1 book on Read & Recommend

Writing Style

Richard Matheson gets name-dropped in two distinct places on Reddit: post-apocalyptic reading lists and "best short story you've ever read" threads. The post-apocalyptic crowd knows him for I Am Legend (1954), which one commenter describes as "the last man alive fighting vampire-like mutants in a dead city — with a twist on the perspective of who is the real monster." That framing comes up consistently. It's not just a survival story. It's a story about what "monster" means when civilization is gone. The other thread appearance is for "Button, Button," a short story that shows up in company with Poe, Shirley Jackson, and Ray Bradbury — which tells you something about the range. Matheson also wrote What Dreams May Come, a metaphysical novel about a man who dies and navigates an afterlife built from belief and imagination, then goes after his wife into something darker. He researched it extensively and included a source appendix.

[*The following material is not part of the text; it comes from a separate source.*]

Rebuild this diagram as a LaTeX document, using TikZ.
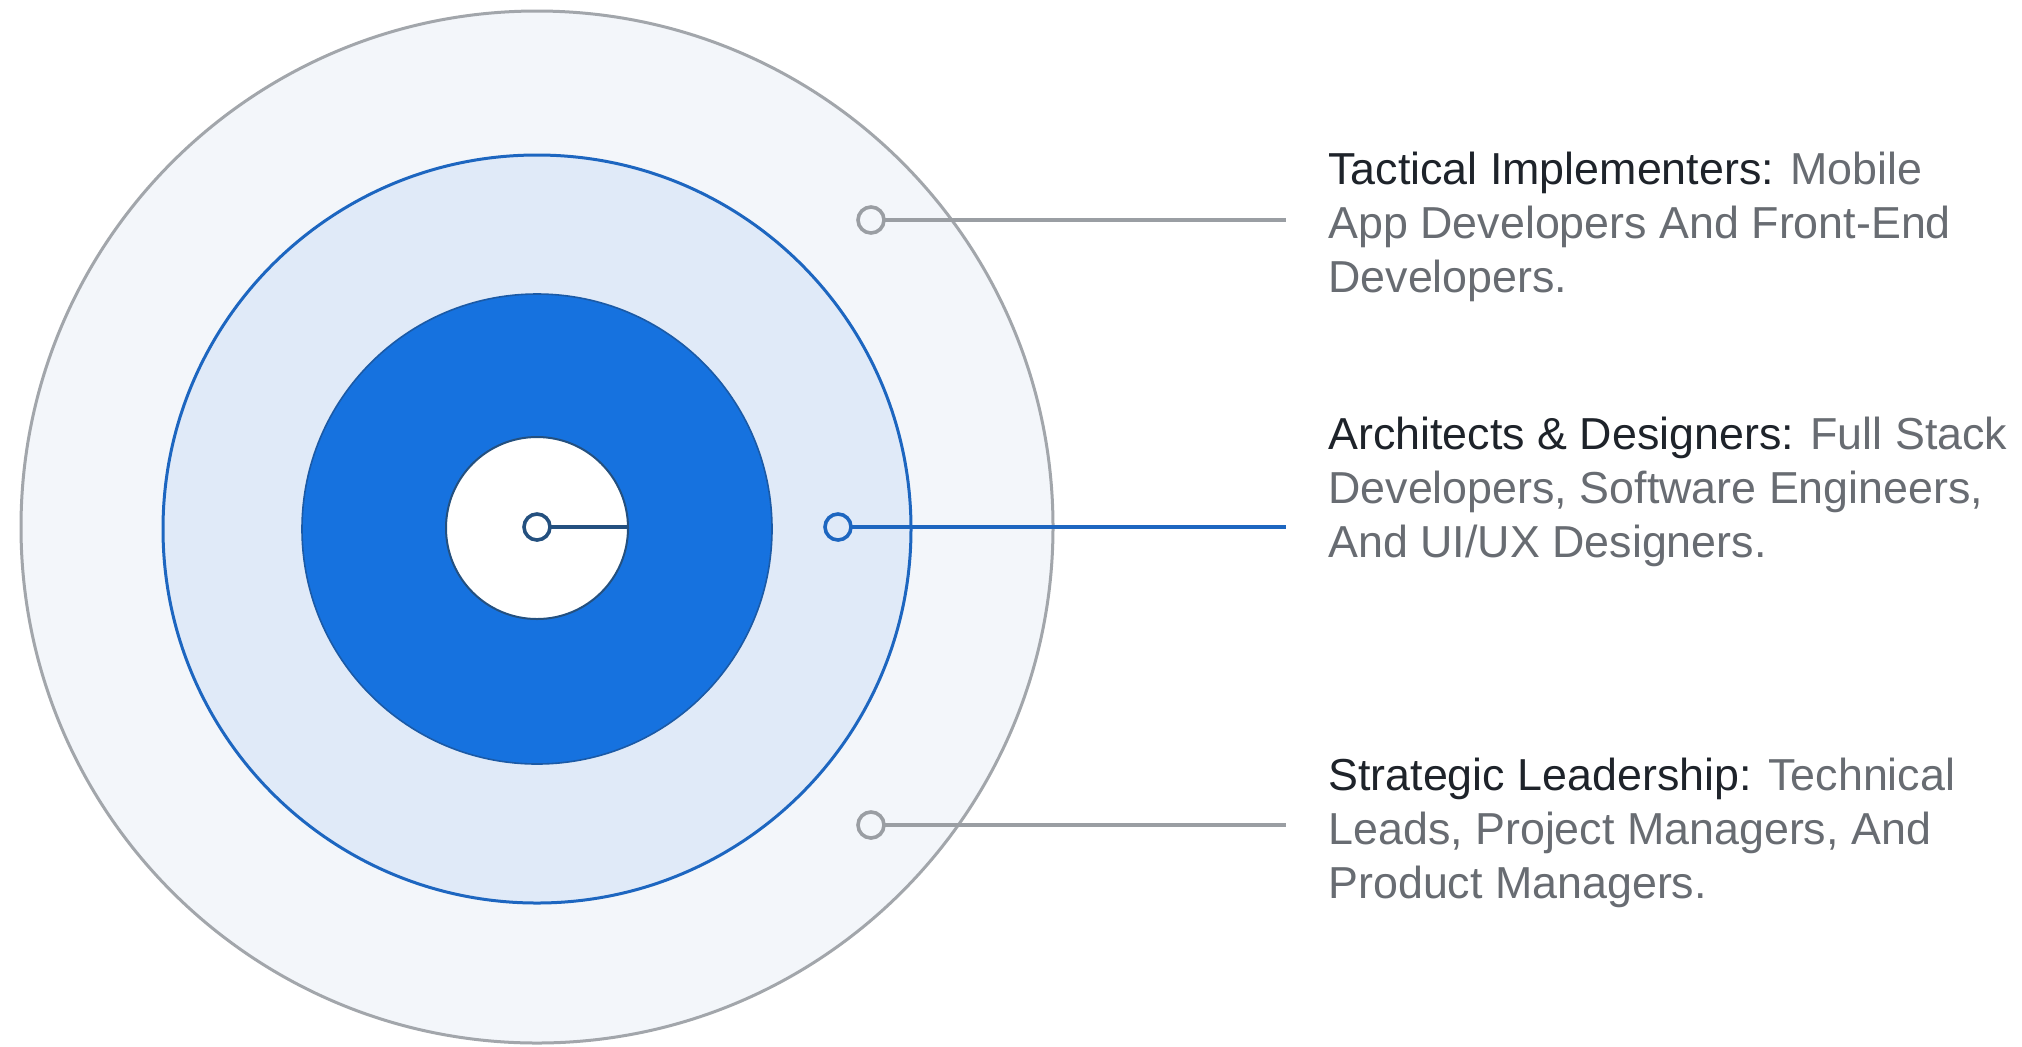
\documentclass[tikz,border=0pt]{standalone}
\usepackage{fontspec}
\setmainfont{Liberation Sans}
\definecolor{outerfill}{HTML}{F3F6FA}
\definecolor{outergray}{HTML}{A2A6AB}
\definecolor{midfill}{HTML}{E0EAF8}
\definecolor{midblue}{HTML}{1D66C0}
\definecolor{corefill}{HTML}{1672DF}
\definecolor{coreedge}{HTML}{1B5AA6}
\definecolor{navy}{HTML}{24507F}
\definecolor{markgray}{HTML}{9A9EA3}
\definecolor{headtxt}{HTML}{1E232A}
\definecolor{bodytxt}{HTML}{686C72}
\begin{document}
\begin{tikzpicture}[x=0.5pt,y=-0.5pt,
  ring/.style={circle, inner sep=0pt, outer sep=0pt},
  marker/.style={circle, inner sep=0pt, outer sep=0pt, minimum size=13pt, line width=1.8pt, fill=white},
  conn/.style={line width=1.6pt},
  label/.style={anchor=west, align=left, inner sep=0pt, font=\fontsize{22.4}{27}\selectfont, text=bodytxt}]
\useasboundingbox[fill=white] (0,0) rectangle (2022,1046);
% rings
\node[ring, fill=outerfill, draw=outergray, line width=1.5pt, minimum size=516pt] (outer) at (537,527) {};
\node[ring, fill=midfill, draw=midblue, line width=1.5pt, minimum size=374pt] (mid) at (537,529) {};
\node[ring, fill=corefill, draw=coreedge, line width=0.8pt, minimum size=235pt] (core) at (537,529) {};
\node[ring, fill=white, draw=navy, line width=1pt, minimum size=91pt] (inner) at (537,528) {};
% markers
\node[marker, draw=navy] (m0) at (537,527) {};
\node[marker, draw=midblue, fill=midfill] (m2) at (838,527) {};
\node[marker, draw=markgray, fill=outerfill] (m1) at (871,220) {};
\node[marker, draw=markgray, fill=outerfill] (m3) at (871,825) {};
% connector ends
\coordinate (e1) at (1286,220);
\coordinate (e2) at (1286,527);
\coordinate (e3) at (1286,825);
\draw[conn, draw=navy] (m0) -- (inner.east |- m0);
\draw[conn, draw=markgray] (m1) -- (e1);
\draw[conn, draw=midblue] (m2) -- (e2);
\draw[conn, draw=markgray] (m3) -- (e3);
% labels
\node[label] (t1) at (1328,227) {{\color{headtxt}Tactical Implementers:} Mobile\\App Developers And Front-End\\Developers.};
\node[label] (t2) at (1328,492) {{\color{headtxt}Architects \& Designers:} Full Stack\\Developers, Software Engineers,\\And UI/UX Designers.};
\node[label] (t3) at (1328,833) {{\color{headtxt}Strategic Leadership:} Technical\\Leads, Project Managers, And\\Product Managers.};
\end{tikzpicture}
\end{document}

Reddit mostly treats him as an undersung influence — the kind of writer whose ideas you can trace through horror and science fiction for the next sixty years.

Where to Start

I Am Legend is short and the obvious entry point — it's the book that keeps appearing in genre recommendation threads, and the premise is immediately gripping. What Dreams May Come is worth reading if you're interested in the metaphysical side of his work; it operates completely differently than I Am Legend but shares the same interest in what lies just past the edge of normal reality. "Button, Button" is the short story to seek out if you want to see what he could do in a handful of pages.

Similar Authors

Matheson surfaces in threads alongside Ray Bradbury and Arthur C. Clarke — the classic mid-century sci-fi/horror writers who shaped the genre before it split into hard SF and horror proper. Philip K. Dick is the natural comparison for the philosophical twist endings. Shirley Jackson appears in the same "best short story" threads. If you like the post-apocalyptic angle, the same Reddit lists that recommend I Am Legend tend to include Cormac McCarthy, George R. Stewart, and Neville Shute — writers interested in what happens to people after everything collapses.